Interviews

FIRE AND STEEL: CHINA CRISIS Interview

“We enjoy each other’s company so much, that really it was enough to be in the studio making music.”

Some albums suffer from the passing of time. Releases that once were magnificent audio adventures, lose their sheen in this new age of overpowering digital technology. On the other hand of course, there are albums that have remained timeless over the decades since their release. Works of such scale that they slot right into those categories of ‘timeless’ and dare I say ‘classic’ – phrases which are handed out all too easily nowadays without the substance to back them up. 

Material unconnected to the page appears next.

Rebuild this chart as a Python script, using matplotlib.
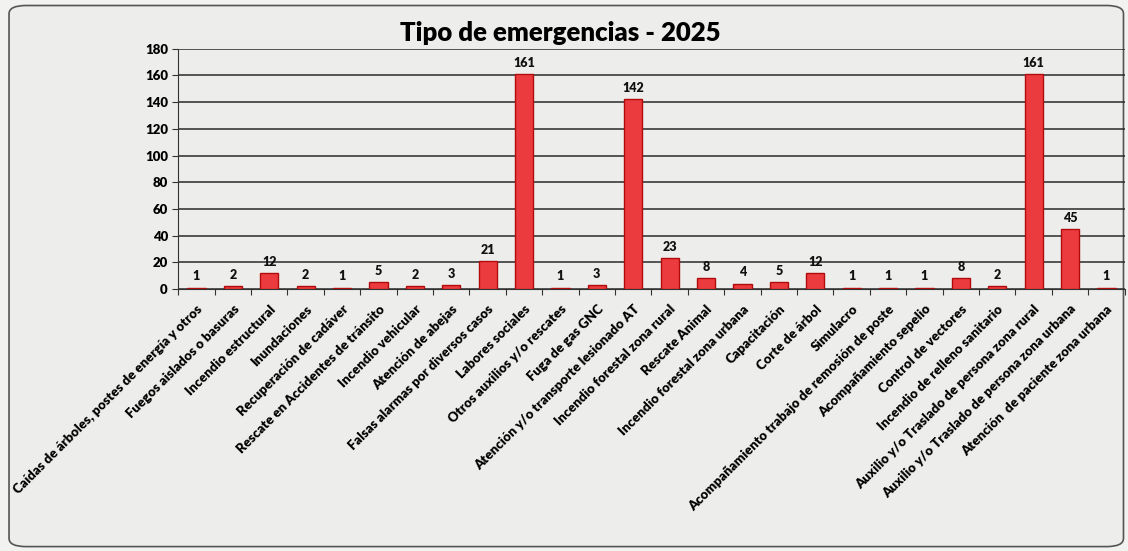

One such album that defines both those categories is Working With Fire And Steel – Possible Pop Songs Volume Two by the eloquent China Crisis. Indeed it is an album that is four decades old this year, and still manages to challenge our expectations and illuminate our turntables. Crammed with intelligent Pop and augmented by flourishes of Jazz wrapped in a perfect tapestry of synth, this album is uniquely inspired and destined to outlive us all.  

It is fitting then that this year China Crisis are celebrating that momentous release with the Working With Fire & Steel 40th Anniversary Tour. A tour that involves the band playing the complete album from start to finish. Nowadays the album acts as a snapshot not just into the youth of its creators, but into the United Kingdom in 1983, something that both Eddie Lundon and Gary Daly discuss further. As Gary states, “I think that you can hear (on the album) that Eddie and me are young lads, who have been brought up working class and we are now experiencing girlfriends and being in love. The whole mystery and beauty of nature (sounds on the album), because we were surrounded by it in Kirkby. We were not really in it as much as young lads, until later on as teenagers and you would be experiencing it in a completely different way. It becomes part of your lyrical experience; you are writing your experiences down. All of it is a sort of positive melancholic really, that is the way I think of it – happy, sad, happy, sad.”

Eddie continues on that thread; “I think at the time you are kind of rebellious and you do these political social statements a lot more. So all the things you are feeling at the time or that your neighbourhood is feeling – the unemployment and all that. So there is the Working With Fire And Steel and the Thatcher years, it all comes through in the lyrics. They are just social documentaries really.” Gary expands further on the premise of Working With Fire And Steel; “We grew up with our Dads going on the industrial estate – we were next door to Yorkshire Imperial Metals. If you went past there and looked in, it was the furnaces, it was the metal, it was all of that, it was working with fire and steel. That is what we would have seen as kids, and we would have thought; “That is where we go!”, growing up in this little town – you go to the school and when you finish school you go on the industrial estate, and you would be doing something there. And I did for a year or so. It is all in the lyrics, and I think that is why I love those first three albums so much, because I can hear our lives really, in all of it so much.”

Eddie points to the nostalgic aspects that comes from listening back to an album from back then; “Funny enough I was listening to Jim Kerr (Simple Minds) picking the tracks of his years on BBC Radio 2, and he said a similar thing. He picked a Kinks song – ‘Waterloo Sunset’ or something like that. He said he could actually physically smell when heard the song, and he is right back there, and he gets the smell of where he was – the local fish and chip shop and all that. It brings him right back to that place. I think that music does that.”

China Crisis formed in the aforementioned Kirkby (Liverpool) at the end of the seventies by the two school friends. As they progressed, they expanded their sound with drummer Dave Reilly, and their first single ‘African And White’ (Inevitable) held a glimpse of what was to come. Although failing to make an impact on the charts. Their first album on the Virgin label Difficult Shapes & Passive Rhythms, Some People Think It’s Fun to Entertain, was a more structured affair. The single ‘Christian’ charted highly, reaching #12 on the UK charts with the album settling at #21. Both helped by supporting Simple Minds on their New Gold Dream Tour. Without a doubt, China Crisis was a product of the excitement, the experimentation and the possibilities of new technology at the dawn of the eighties. Originally an outfit which concentrated on instrumental passages, it was an almost an afterthought that turned them into the China Crisis we know today. And Eddie clarifies this; “We started off like that, we were a songwriting duo. We had big influences from the likes of Brian Eno – a lot of ambient music, and we kind of learnt the craft later on for songwriting.” Eddie continues; “How to self-edit so to speak. Some of the instrumentals were quite lengthy, and we were playing with the technology of the time, experimenting really.” Gary comes in with; “Cassette, the technology of the time, which was cassette!”